■ DATASET SECTION ■
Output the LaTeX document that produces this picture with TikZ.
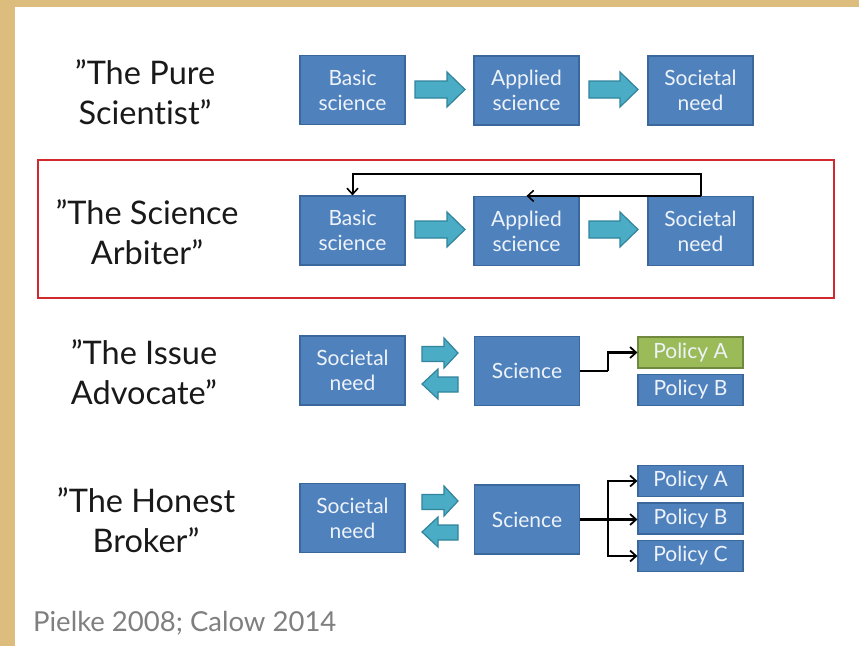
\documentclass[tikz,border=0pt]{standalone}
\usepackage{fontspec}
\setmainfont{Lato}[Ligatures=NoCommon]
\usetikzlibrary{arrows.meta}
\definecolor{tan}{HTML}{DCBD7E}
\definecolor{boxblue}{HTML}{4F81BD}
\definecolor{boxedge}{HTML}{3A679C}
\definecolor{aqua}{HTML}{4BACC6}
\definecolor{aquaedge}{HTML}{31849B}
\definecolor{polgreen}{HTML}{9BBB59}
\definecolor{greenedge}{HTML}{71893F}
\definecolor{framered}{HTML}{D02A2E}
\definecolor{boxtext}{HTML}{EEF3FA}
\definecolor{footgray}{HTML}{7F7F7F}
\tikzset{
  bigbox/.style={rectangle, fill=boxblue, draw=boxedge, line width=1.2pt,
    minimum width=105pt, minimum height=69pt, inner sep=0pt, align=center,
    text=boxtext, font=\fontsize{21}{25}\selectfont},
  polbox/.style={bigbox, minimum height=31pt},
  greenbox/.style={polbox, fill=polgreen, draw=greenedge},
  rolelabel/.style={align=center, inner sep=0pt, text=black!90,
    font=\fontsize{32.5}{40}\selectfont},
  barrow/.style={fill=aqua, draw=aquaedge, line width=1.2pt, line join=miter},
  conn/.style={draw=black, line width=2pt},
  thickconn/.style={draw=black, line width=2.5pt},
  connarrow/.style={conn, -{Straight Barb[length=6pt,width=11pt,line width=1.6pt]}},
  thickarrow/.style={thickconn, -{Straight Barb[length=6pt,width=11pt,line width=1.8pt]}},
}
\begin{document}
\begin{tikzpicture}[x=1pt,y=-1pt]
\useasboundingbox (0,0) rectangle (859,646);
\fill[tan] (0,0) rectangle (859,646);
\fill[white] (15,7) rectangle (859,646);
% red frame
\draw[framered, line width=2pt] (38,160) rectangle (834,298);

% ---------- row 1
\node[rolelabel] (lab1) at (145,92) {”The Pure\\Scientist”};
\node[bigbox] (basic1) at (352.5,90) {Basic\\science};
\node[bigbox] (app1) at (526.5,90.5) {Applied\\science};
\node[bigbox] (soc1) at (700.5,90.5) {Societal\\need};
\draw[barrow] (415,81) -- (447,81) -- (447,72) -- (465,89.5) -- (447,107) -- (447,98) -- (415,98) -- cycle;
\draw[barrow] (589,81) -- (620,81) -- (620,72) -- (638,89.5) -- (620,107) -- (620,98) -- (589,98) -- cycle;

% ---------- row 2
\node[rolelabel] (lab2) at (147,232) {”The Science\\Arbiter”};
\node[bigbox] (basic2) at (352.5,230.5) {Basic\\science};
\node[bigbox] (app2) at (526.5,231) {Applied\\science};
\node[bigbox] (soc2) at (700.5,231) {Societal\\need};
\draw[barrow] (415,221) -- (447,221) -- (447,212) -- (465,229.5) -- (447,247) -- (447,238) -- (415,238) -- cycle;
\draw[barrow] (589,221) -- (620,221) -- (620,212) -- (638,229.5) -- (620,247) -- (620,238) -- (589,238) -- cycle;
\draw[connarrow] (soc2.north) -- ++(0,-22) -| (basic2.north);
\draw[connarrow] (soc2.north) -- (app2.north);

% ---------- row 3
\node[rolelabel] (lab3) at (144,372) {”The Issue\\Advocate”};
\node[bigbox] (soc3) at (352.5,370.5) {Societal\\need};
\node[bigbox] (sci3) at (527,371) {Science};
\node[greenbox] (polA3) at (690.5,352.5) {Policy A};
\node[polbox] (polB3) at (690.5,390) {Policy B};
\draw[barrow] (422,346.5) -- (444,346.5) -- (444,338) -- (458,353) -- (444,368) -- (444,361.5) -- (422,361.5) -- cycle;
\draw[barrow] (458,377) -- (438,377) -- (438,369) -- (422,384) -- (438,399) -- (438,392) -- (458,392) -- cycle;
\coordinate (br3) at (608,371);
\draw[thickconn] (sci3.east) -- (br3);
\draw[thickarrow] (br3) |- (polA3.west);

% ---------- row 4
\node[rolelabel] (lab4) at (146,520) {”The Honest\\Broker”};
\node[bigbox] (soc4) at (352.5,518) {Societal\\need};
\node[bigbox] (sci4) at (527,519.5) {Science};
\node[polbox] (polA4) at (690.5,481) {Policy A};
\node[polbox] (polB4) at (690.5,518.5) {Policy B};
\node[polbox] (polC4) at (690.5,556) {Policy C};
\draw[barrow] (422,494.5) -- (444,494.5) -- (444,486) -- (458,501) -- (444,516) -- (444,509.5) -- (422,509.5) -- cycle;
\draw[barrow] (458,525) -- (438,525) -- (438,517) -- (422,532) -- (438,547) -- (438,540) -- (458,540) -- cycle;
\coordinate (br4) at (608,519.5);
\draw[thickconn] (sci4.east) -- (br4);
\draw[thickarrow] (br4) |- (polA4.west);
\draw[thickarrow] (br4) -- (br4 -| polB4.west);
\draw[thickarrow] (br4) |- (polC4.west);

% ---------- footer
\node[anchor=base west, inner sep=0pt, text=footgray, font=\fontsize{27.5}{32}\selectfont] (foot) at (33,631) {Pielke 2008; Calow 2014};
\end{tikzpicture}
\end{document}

■ STATED PROBLEM ■
Reproduce the data word for word, excluding its pictures.

■ OUTPUT OF THE EXERCISE ■
Output the LaTeX document that produces this picture with TikZ.
\documentclass[tikz,border=0pt]{standalone}
\usepackage{fontspec}
\setmainfont{Lato}[Ligatures=NoCommon]
\usetikzlibrary{arrows.meta}
\definecolor{tan}{HTML}{DCBD7E}
\definecolor{boxblue}{HTML}{4F81BD}
\definecolor{boxedge}{HTML}{3A679C}
\definecolor{aqua}{HTML}{4BACC6}
\definecolor{aquaedge}{HTML}{31849B}
\definecolor{polgreen}{HTML}{9BBB59}
\definecolor{greenedge}{HTML}{71893F}
\definecolor{framered}{HTML}{D02A2E}
\definecolor{boxtext}{HTML}{EEF3FA}
\definecolor{footgray}{HTML}{7F7F7F}
\tikzset{
  bigbox/.style={rectangle, fill=boxblue, draw=boxedge, line width=1.2pt,
    minimum width=105pt, minimum height=69pt, inner sep=0pt, align=center,
    text=boxtext, font=\fontsize{21}{25}\selectfont},
  polbox/.style={bigbox, minimum height=31pt},
  greenbox/.style={polbox, fill=polgreen, draw=greenedge},
  rolelabel/.style={align=center, inner sep=0pt, text=black!90,
    font=\fontsize{32.5}{40}\selectfont},
  barrow/.style={fill=aqua, draw=aquaedge, line width=1.2pt, line join=miter},
  conn/.style={draw=black, line width=2pt},
  thickconn/.style={draw=black, line width=2.5pt},
  connarrow/.style={conn, -{Straight Barb[length=6pt,width=11pt,line width=1.6pt]}},
  thickarrow/.style={thickconn, -{Straight Barb[length=6pt,width=11pt,line width=1.8pt]}},
}
\begin{document}
\begin{tikzpicture}[x=1pt,y=-1pt]
\useasboundingbox (0,0) rectangle (859,646);
\fill[tan] (0,0) rectangle (859,646);
\fill[white] (15,7) rectangle (859,646);
% red frame
\draw[framered, line width=2pt] (38,160) rectangle (834,298);

% ---------- row 1
\node[rolelabel] (lab1) at (145,92) {”The Pure\\Scientist”};
\node[bigbox] (basic1) at (352.5,90) {Basic\\science};
\node[bigbox] (app1) at (526.5,90.5) {Applied\\science};
\node[bigbox] (soc1) at (700.5,90.5) {Societal\\need};
\draw[barrow] (415,81) -- (447,81) -- (447,72) -- (465,89.5) -- (447,107) -- (447,98) -- (415,98) -- cycle;
\draw[barrow] (589,81) -- (620,81) -- (620,72) -- (638,89.5) -- (620,107) -- (620,98) -- (589,98) -- cycle;

% ---------- row 2
\node[rolelabel] (lab2) at (147,232) {”The Science\\Arbiter”};
\node[bigbox] (basic2) at (352.5,230.5) {Basic\\science};
\node[bigbox] (app2) at (526.5,231) {Applied\\science};
\node[bigbox] (soc2) at (700.5,231) {Societal\\need};
\draw[barrow] (415,221) -- (447,221) -- (447,212) -- (465,229.5) -- (447,247) -- (447,238) -- (415,238) -- cycle;
\draw[barrow] (589,221) -- (620,221) -- (620,212) -- (638,229.5) -- (620,247) -- (620,238) -- (589,238) -- cycle;
\draw[connarrow] (soc2.north) -- ++(0,-22) -| (basic2.north);
\draw[connarrow] (soc2.north) -- (app2.north);

% ---------- row 3
\node[rolelabel] (lab3) at (144,372) {”The Issue\\Advocate”};
\node[bigbox] (soc3) at (352.5,370.5) {Societal\\need};
\node[bigbox] (sci3) at (527,371) {Science};
\node[greenbox] (polA3) at (690.5,352.5) {Policy A};
\node[polbox] (polB3) at (690.5,390) {Policy B};
\draw[barrow] (422,346.5) -- (444,346.5) -- (444,338) -- (458,353) -- (444,368) -- (444,361.5) -- (422,361.5) -- cycle;
\draw[barrow] (458,377) -- (438,377) -- (438,369) -- (422,384) -- (438,399) -- (438,392) -- (458,392) -- cycle;
\coordinate (br3) at (608,371);
\draw[thickconn] (sci3.east) -- (br3);
\draw[thickarrow] (br3) |- (polA3.west);

% ---------- row 4
\node[rolelabel] (lab4) at (146,520) {”The Honest\\Broker”};
\node[bigbox] (soc4) at (352.5,518) {Societal\\need};
\node[bigbox] (sci4) at (527,519.5) {Science};
\node[polbox] (polA4) at (690.5,481) {Policy A};
\node[polbox] (polB4) at (690.5,518.5) {Policy B};
\node[polbox] (polC4) at (690.5,556) {Policy C};
\draw[barrow] (422,494.5) -- (444,494.5) -- (444,486) -- (458,501) -- (444,516) -- (444,509.5) -- (422,509.5) -- cycle;
\draw[barrow] (458,525) -- (438,525) -- (438,517) -- (422,532) -- (438,547) -- (438,540) -- (458,540) -- cycle;
\coordinate (br4) at (608,519.5);
\draw[thickconn] (sci4.east) -- (br4);
\draw[thickarrow] (br4) |- (polA4.west);
\draw[thickarrow] (br4) -- (br4 -| polB4.west);
\draw[thickarrow] (br4) |- (polC4.west);

% ---------- footer
\node[anchor=base west, inner sep=0pt, text=footgray, font=\fontsize{27.5}{32}\selectfont] (foot) at (33,631) {Pielke 2008; Calow 2014};
\end{tikzpicture}
\end{document}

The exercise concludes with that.